--- START Information supplied ---

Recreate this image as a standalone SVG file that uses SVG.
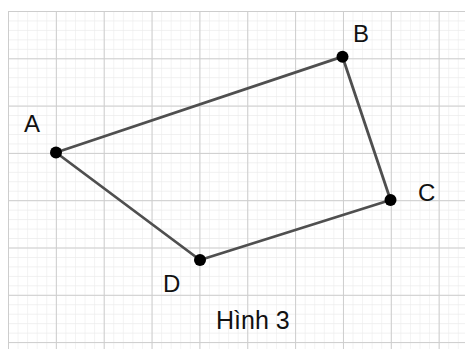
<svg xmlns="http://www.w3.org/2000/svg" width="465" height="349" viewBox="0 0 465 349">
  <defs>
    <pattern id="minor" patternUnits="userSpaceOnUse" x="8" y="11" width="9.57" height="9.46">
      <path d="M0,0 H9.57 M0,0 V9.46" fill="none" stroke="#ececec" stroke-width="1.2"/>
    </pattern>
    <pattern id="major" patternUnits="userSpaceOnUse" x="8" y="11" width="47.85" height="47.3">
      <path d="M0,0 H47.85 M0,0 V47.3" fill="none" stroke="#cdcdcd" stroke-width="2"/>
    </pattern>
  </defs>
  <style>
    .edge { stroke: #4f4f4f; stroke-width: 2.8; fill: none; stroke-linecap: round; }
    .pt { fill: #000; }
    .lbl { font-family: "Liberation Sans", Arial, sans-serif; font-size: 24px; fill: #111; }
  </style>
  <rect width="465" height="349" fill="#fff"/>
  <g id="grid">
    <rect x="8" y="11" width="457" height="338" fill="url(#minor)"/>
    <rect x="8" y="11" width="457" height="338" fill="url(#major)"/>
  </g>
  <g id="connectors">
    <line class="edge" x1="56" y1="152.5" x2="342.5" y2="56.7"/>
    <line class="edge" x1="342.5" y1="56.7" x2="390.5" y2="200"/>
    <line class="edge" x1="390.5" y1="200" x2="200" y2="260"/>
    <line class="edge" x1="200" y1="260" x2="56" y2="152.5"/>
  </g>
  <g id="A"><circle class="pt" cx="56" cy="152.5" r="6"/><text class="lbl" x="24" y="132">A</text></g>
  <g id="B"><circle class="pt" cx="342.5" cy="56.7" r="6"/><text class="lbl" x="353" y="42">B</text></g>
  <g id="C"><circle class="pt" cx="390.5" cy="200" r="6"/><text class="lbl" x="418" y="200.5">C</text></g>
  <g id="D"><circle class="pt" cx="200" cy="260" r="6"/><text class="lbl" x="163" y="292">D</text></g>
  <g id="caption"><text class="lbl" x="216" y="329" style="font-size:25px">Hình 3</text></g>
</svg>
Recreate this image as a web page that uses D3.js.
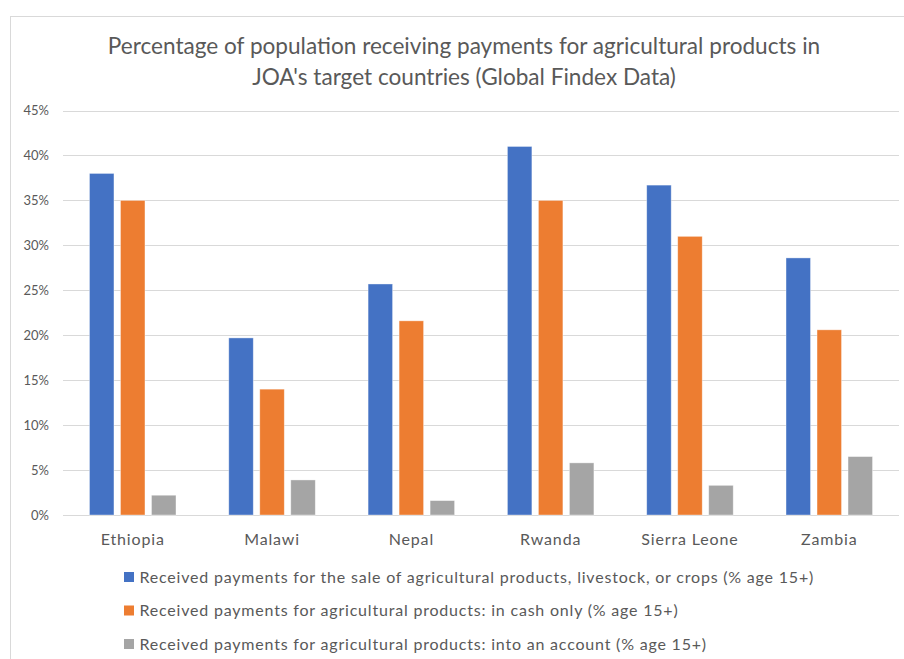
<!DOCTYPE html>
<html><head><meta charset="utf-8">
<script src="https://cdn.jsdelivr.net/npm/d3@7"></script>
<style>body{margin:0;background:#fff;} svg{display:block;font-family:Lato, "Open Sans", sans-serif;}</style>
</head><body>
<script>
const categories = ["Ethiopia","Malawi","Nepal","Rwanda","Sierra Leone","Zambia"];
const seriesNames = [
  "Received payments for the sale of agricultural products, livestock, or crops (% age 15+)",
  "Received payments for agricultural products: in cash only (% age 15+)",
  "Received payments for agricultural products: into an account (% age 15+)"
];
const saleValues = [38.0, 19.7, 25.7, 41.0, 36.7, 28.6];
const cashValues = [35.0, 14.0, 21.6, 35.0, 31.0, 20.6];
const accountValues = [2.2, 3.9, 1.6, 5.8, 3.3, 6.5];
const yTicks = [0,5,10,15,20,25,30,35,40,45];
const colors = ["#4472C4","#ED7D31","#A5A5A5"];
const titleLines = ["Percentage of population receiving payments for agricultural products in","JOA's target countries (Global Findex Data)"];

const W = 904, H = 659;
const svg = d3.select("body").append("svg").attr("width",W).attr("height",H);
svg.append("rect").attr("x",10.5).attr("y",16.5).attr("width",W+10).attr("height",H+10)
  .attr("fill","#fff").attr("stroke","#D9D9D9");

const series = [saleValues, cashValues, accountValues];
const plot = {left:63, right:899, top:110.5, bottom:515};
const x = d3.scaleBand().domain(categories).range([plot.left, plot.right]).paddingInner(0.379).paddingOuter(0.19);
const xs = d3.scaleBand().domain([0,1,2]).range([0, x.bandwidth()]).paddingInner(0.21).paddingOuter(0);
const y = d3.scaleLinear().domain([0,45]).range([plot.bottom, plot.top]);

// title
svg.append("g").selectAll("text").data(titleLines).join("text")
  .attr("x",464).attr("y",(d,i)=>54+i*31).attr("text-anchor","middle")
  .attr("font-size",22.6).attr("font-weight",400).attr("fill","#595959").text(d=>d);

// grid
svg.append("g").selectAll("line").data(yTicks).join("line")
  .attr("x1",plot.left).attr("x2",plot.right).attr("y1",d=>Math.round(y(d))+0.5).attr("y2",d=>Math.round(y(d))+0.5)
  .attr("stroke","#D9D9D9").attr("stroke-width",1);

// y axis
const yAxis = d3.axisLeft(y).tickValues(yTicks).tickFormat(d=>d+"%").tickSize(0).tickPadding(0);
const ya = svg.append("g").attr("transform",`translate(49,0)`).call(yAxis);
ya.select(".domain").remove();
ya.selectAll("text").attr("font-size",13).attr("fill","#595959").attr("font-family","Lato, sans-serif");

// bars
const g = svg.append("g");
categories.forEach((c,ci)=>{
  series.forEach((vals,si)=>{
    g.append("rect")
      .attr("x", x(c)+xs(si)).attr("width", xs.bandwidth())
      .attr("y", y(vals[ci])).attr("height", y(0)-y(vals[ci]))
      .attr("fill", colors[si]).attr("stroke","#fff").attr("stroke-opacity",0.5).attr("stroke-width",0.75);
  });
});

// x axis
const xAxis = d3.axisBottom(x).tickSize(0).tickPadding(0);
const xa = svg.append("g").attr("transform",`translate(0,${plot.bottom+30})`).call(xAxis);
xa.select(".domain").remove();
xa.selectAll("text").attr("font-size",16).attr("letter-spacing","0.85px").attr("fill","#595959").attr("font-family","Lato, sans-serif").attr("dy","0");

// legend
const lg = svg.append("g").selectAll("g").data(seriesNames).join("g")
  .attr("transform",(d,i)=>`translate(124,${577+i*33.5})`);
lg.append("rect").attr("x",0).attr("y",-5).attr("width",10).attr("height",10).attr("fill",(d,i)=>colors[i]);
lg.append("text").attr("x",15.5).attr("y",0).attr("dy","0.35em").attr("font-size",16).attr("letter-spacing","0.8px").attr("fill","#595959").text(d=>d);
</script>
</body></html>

--- END Information supplied ---

*What needs to be done*. Show the lines of the material that contain the word "this".

*Answer for the task*.
Recreate this image as a standalone SVG file that uses SVG.
Recreate this image as a web page that uses D3.js.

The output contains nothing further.